Diversity Management at International Trade Union Conference

The aim of the workshop, facilitated by Cologne-based Diversity pioneer, Michael Stuber, was to explore the opportunity Diversity presents in order to achieve the integration of GLBT issues into daily business reality. The event covered the different meanings of Diversity and why is was important, what managing Diversity can encompass, which roadblocks exist to integrating GLBT issues & Strategies and how to overcome these roadblocks, the economic rationale of sexual orientation and a road-map to implementing Diversity.
What is Diversity and why is it important to organisations?
The term Diversity describes the many ways in which people may be different from or similar to each other. The core dimensions usually considered are those features a person cannot or not easily change (“given by nature”): Gender, race / ethnical heritage / culture, age, physical and mental abilities / disabilities, sexual orientation / identity, religion / beliefs. Although this set includes sexual orientation, this issue is usually the most problematic one within developing a Diversity strategy.
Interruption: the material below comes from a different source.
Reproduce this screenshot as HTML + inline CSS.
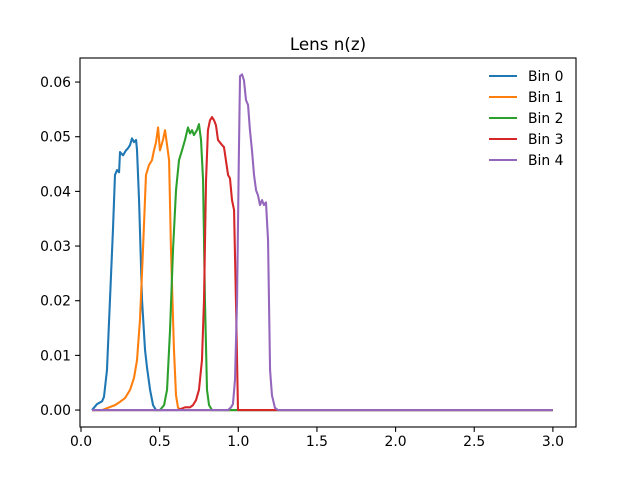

At the same time, this framework presents a serious and sound option to integrate GLBT concerns among others.
“Valuing Diversity” is a mind-set by which everyone feels valued and respected for the specific background and talent he/she brings to an organisation – and does so him/herself. “Managing Diversity” means improving an organisation’s success by making the most of differences: Proactively welcoming, nurturing and leveraging on internal & external Diversity. Internal benefits of managing Diversity include increasing productivity (due to using everyone’s full potential and improved team work) and cost reduction (due to improved retention and co-operation) as well as better innovation and problem solving potential, greater openness to change. External benefits include increasing turnover and market share (due to serving the customers better) and an improved image (due to explicitly valuing “everyone”). Moreover, demographic, societal, cultural and juridical trends are suggesting the necessity to manage Diversity in the near future.
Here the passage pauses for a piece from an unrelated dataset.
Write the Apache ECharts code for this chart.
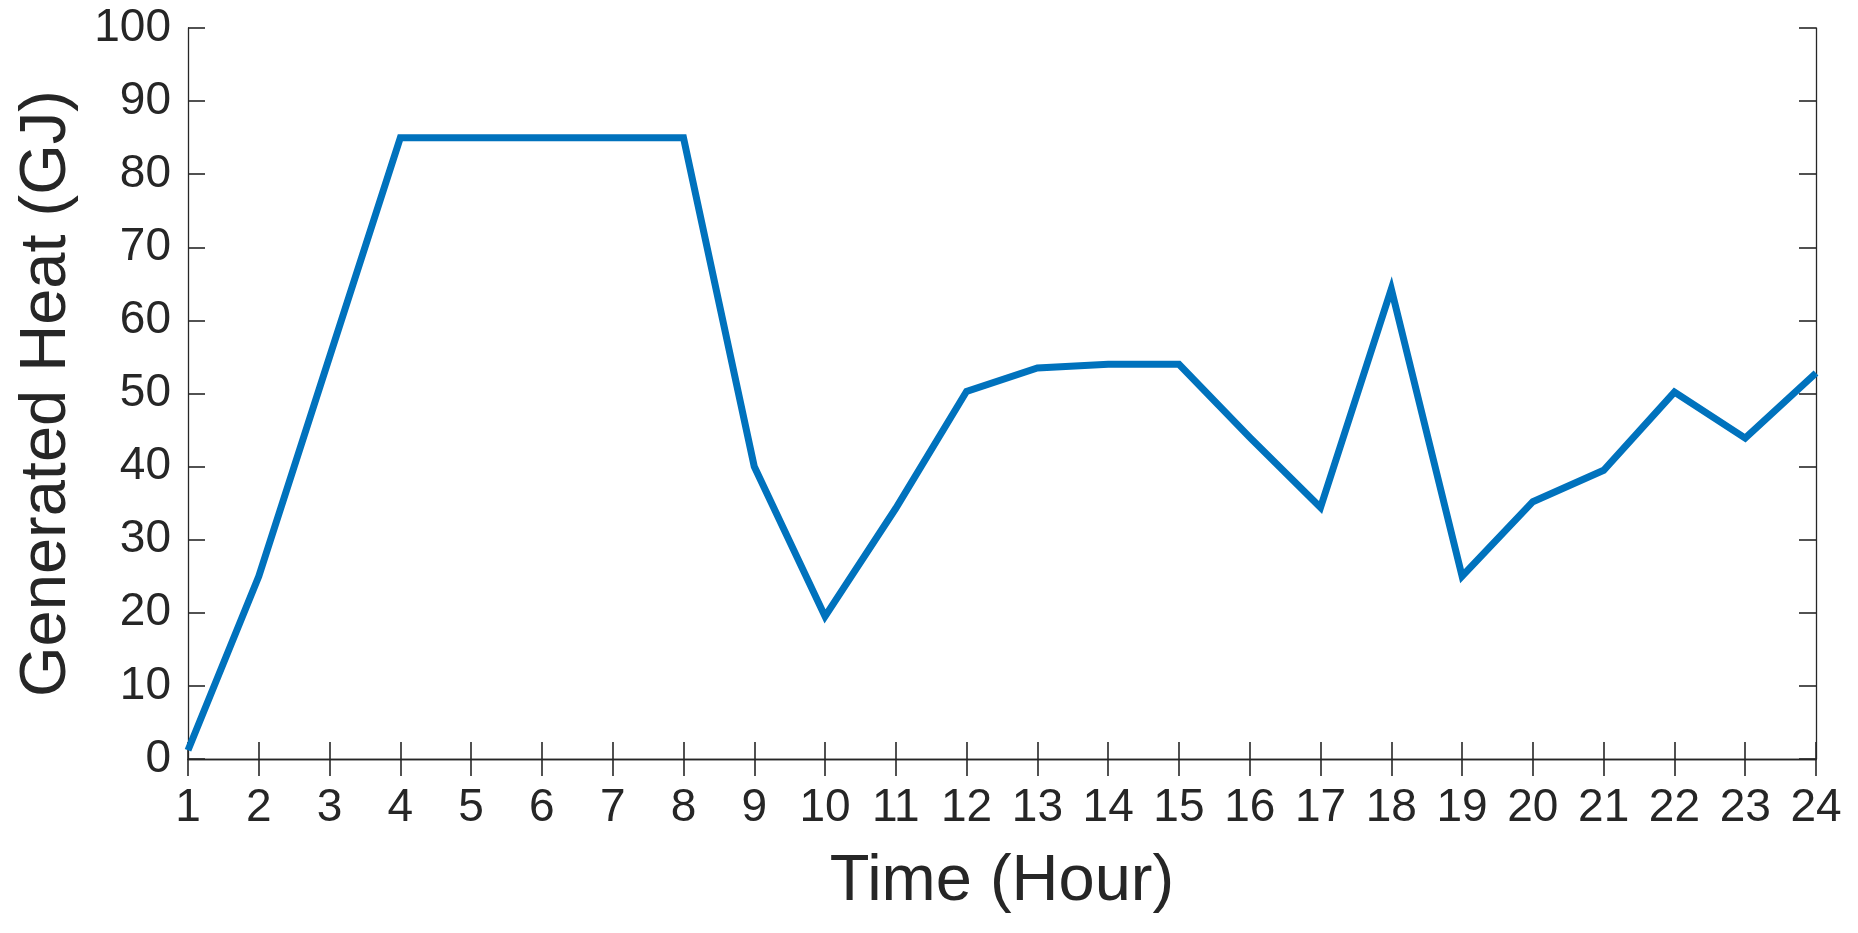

What does valuing and managing Diversity look like?
Introducing Diversity touches the core values of people and organisations, which it aims at changing. Thus, it requires a long-term approach, leadership from the top and involvement of employees at all levels. Building blocks of implementing Diversity include a Diversity statement, communication around Diversity (magazine, posters, Intranet, meetings), education (training), structural activities (employee networks, awards), community involvement, Work/Life-balance (work time, leave policy).
Roadblocks to integrating GLBT issues and how to overcome them
The biggest resistance to GLBT issues is based on lack of awareness, lack of information and lack of skills. Even top managers (and unionists) need to go “back to school” to learn what their parents and teachers forgot to tell them. Roadblocks mentioned in the workshop “Not relevant”, “There is no discrimination”, “Don’t tell and hide”, Radical religion / morale, “positive discrimination”, Just lip service. The following cornerstones proved to provide a successful framework to overcome roadblocks. However, the list is neither complete nor a recipe.
I. Know the basics of the field: It is vital to be able to present hard facts about LesBiGays in terms of their proportion and distribution in society. Also, evidence need to be given to the fact that homosexuality is not a chosen thing (it’s NOT A LIFESTYLE, it’s NOT A PREFERENCE). Third aspect here might be that LesBiGays share the experience of realising that their sexual orientation is different from the majority’s and that it includes the same sex. Awareness for (potential) discrimination is also related to this.
II. Know the trends in the field: The visibility and self-confidence of LesBiGays has constantly been growing over the past years; this also suggests that they are increasingly less willing to hide or to be excluded in the workplace or the marketplace. At the same time, society (mainly in the Western world) has gradually adopted a more tolerant and respectful if not supportive attitude towards sexual minorities. Recent political moves including LesBiGays and an increasing integration / coverage in the Media supports the overall trend.
III. Know the business nexus of the field: For a long time, GLBT activism was solely based on human rights and a business rationale was rejected even by the Community. Today, many connections have been proved between sexual orientation and the workplace & marketplace. Workplace surveys and psychological studies are most relevant in this context. Knowing these is vital to prove the relevance of the issue. At this point, a comparison with the daily presence of heterosexual orientation at work is appropriate.
IV. Know the context of the field: Finally, it is extremely helpful to propose a setting in which sexual orientation / identity is no longer a stand-alone subject but one in a list. The core dimensions of Diversity provide such a framework. A closer look at Diversity will show even more opportunities how to create awareness, understanding and co-operation for GLBT issues. It is also a vehicle to convince moral / religious opponents that mutual respect is the only road for enabling everyone to be him/herself.
The participants tend to feel that the business side discussed presented a number of threats and was not really in line with the general GLBT activism.
This was particularly disappointing for the facilitator as he has made extremely positive experiences by working with an economic approach and played parts in successful Diversity projects across Europe.